-- YOUR INSTRUCTIONS --
Among the entries below, one stretch runs from the line that contains "Clone this chart in D3.js." through the line that contains "d3.scaleLinear().domain([0, 1]).range([plot.bottom, plot.top]);". Repeat that stretch exactly, ends included, and only that.

-- RECORDS PROVIDED --
..............................
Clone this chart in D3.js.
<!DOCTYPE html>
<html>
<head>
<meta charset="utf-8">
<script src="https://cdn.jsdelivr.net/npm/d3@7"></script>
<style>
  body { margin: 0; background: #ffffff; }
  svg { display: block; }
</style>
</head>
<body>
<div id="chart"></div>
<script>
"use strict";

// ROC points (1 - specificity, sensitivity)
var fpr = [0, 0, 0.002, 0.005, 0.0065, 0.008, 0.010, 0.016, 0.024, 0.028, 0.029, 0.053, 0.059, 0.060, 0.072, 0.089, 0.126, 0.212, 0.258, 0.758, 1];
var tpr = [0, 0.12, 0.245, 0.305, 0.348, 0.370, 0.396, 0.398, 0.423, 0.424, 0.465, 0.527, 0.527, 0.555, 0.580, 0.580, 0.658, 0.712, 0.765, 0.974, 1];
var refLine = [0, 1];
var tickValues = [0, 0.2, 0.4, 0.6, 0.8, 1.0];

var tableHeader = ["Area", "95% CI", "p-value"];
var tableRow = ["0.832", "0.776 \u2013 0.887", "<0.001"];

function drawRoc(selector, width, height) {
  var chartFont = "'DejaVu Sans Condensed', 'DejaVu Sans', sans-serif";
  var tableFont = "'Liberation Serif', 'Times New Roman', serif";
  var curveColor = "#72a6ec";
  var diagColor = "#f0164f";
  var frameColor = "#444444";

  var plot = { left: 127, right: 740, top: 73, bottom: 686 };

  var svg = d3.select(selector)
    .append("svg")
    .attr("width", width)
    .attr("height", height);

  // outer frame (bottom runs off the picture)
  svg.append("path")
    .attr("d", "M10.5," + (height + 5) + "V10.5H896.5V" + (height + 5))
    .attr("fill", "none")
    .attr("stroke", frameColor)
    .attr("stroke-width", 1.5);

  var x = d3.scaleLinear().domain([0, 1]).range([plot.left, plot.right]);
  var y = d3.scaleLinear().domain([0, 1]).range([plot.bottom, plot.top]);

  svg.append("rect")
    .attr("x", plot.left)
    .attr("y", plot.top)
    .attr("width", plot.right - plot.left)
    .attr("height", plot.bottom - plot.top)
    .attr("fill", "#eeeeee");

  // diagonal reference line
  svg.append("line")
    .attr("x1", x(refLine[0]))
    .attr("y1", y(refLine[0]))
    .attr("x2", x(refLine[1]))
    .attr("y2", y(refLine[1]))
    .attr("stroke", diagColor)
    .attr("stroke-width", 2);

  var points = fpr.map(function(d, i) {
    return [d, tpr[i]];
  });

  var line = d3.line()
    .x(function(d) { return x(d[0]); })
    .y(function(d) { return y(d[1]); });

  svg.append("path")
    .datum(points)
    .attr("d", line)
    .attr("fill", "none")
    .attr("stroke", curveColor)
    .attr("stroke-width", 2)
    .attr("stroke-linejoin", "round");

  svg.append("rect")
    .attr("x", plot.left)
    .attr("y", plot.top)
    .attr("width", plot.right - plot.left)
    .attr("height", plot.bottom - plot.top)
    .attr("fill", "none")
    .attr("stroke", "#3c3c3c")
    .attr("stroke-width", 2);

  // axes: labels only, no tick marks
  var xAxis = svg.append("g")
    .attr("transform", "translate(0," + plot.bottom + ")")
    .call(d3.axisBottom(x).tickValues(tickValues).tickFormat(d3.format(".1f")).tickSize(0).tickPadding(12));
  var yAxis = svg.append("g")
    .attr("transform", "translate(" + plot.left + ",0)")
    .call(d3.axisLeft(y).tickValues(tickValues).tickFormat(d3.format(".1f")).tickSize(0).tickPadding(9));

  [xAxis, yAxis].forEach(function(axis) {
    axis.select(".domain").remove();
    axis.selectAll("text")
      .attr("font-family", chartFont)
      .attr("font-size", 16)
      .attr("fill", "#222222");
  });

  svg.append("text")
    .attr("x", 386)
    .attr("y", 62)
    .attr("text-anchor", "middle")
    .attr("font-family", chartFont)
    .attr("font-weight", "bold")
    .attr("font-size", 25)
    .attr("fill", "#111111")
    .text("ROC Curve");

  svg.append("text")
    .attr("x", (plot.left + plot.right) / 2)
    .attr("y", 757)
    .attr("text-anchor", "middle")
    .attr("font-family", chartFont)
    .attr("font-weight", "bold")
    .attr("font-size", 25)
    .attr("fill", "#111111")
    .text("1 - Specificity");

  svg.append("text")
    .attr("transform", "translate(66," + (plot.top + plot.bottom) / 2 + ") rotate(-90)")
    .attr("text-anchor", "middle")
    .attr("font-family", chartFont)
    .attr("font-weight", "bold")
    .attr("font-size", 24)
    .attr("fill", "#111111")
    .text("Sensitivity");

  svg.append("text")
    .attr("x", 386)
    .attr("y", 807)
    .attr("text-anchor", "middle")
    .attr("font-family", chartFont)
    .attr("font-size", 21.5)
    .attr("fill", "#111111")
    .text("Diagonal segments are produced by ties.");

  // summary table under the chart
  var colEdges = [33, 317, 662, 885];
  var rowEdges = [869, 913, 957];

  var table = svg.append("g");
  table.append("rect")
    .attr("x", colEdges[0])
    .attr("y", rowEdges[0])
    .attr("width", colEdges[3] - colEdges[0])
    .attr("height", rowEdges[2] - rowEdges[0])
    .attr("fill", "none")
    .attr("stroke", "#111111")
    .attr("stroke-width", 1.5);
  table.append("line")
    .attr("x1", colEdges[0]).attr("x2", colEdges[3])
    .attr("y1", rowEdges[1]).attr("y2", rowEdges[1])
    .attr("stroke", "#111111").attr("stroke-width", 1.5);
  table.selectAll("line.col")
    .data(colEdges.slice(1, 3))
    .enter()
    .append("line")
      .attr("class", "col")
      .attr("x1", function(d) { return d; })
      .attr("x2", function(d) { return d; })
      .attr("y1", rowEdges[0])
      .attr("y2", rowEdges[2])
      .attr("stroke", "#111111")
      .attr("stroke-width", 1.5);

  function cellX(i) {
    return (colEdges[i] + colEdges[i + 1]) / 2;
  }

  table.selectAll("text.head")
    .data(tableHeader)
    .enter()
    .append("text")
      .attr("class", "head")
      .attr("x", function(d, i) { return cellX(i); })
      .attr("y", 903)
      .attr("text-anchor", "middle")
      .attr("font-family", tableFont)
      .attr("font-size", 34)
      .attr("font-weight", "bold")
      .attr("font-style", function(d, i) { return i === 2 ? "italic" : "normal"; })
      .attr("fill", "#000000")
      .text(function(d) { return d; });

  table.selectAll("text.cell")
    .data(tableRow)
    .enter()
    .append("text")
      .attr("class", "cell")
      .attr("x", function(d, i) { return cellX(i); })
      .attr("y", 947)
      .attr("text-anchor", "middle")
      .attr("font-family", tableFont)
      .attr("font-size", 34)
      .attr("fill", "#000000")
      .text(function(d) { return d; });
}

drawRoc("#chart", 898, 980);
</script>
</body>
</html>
..............................
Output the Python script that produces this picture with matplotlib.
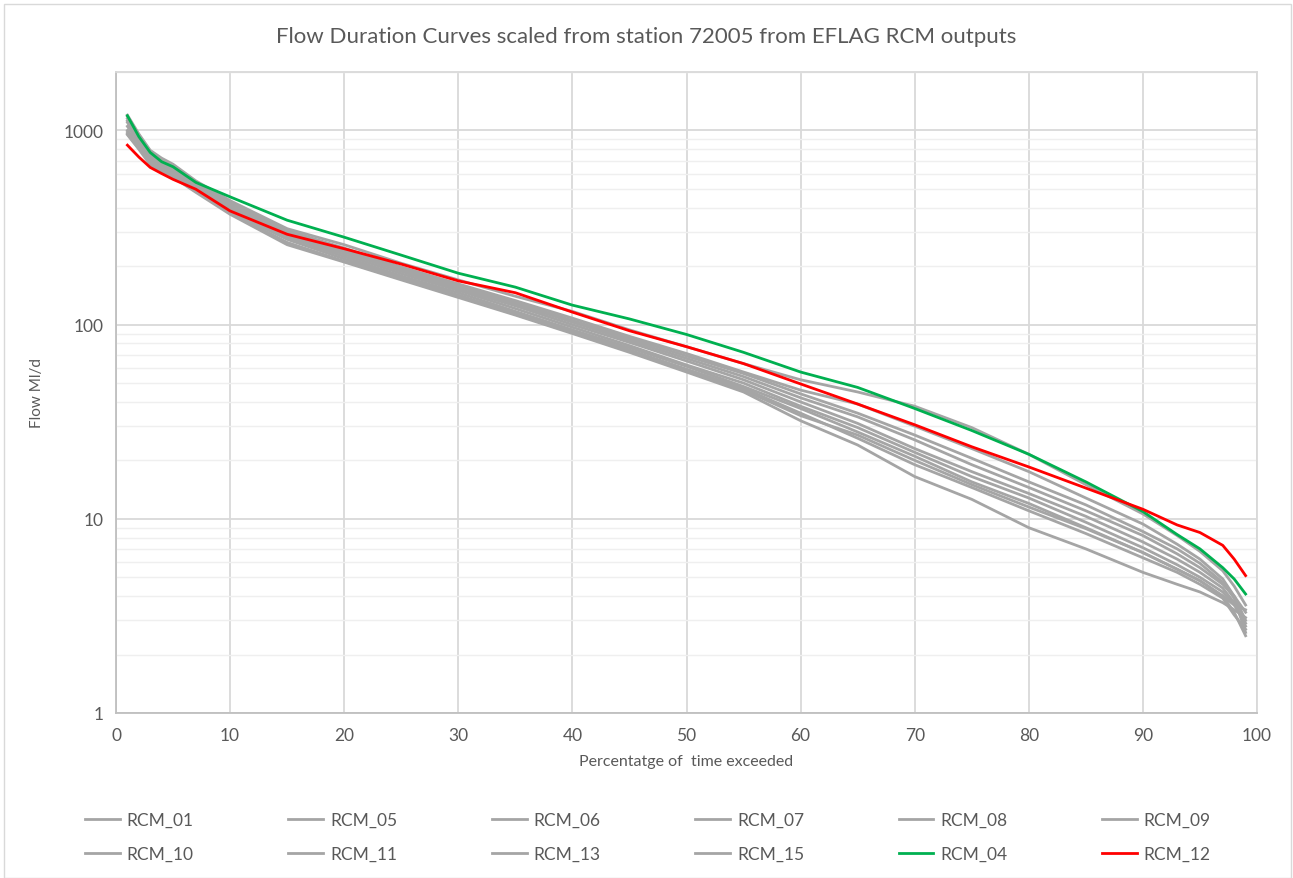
..............................
-- FULL ANSWER --
Clone this chart in D3.js.
<!DOCTYPE html>
<html>
<head>
<meta charset="utf-8">
<script src="https://cdn.jsdelivr.net/npm/d3@7"></script>
<style>
  body { margin: 0; background: #ffffff; }
  svg { display: block; }
</style>
</head>
<body>
<div id="chart"></div>
<script>
"use strict";

// ROC points (1 - specificity, sensitivity)
var fpr = [0, 0, 0.002, 0.005, 0.0065, 0.008, 0.010, 0.016, 0.024, 0.028, 0.029, 0.053, 0.059, 0.060, 0.072, 0.089, 0.126, 0.212, 0.258, 0.758, 1];
var tpr = [0, 0.12, 0.245, 0.305, 0.348, 0.370, 0.396, 0.398, 0.423, 0.424, 0.465, 0.527, 0.527, 0.555, 0.580, 0.580, 0.658, 0.712, 0.765, 0.974, 1];
var refLine = [0, 1];
var tickValues = [0, 0.2, 0.4, 0.6, 0.8, 1.0];

var tableHeader = ["Area", "95% CI", "p-value"];
var tableRow = ["0.832", "0.776 \u2013 0.887", "<0.001"];

function drawRoc(selector, width, height) {
  var chartFont = "'DejaVu Sans Condensed', 'DejaVu Sans', sans-serif";
  var tableFont = "'Liberation Serif', 'Times New Roman', serif";
  var curveColor = "#72a6ec";
  var diagColor = "#f0164f";
  var frameColor = "#444444";

  var plot = { left: 127, right: 740, top: 73, bottom: 686 };

  var svg = d3.select(selector)
    .append("svg")
    .attr("width", width)
    .attr("height", height);

  // outer frame (bottom runs off the picture)
  svg.append("path")
    .attr("d", "M10.5," + (height + 5) + "V10.5H896.5V" + (height + 5))
    .attr("fill", "none")
    .attr("stroke", frameColor)
    .attr("stroke-width", 1.5);

  var x = d3.scaleLinear().domain([0, 1]).range([plot.left, plot.right]);
  var y = d3.scaleLinear().domain([0, 1]).range([plot.bottom, plot.top]);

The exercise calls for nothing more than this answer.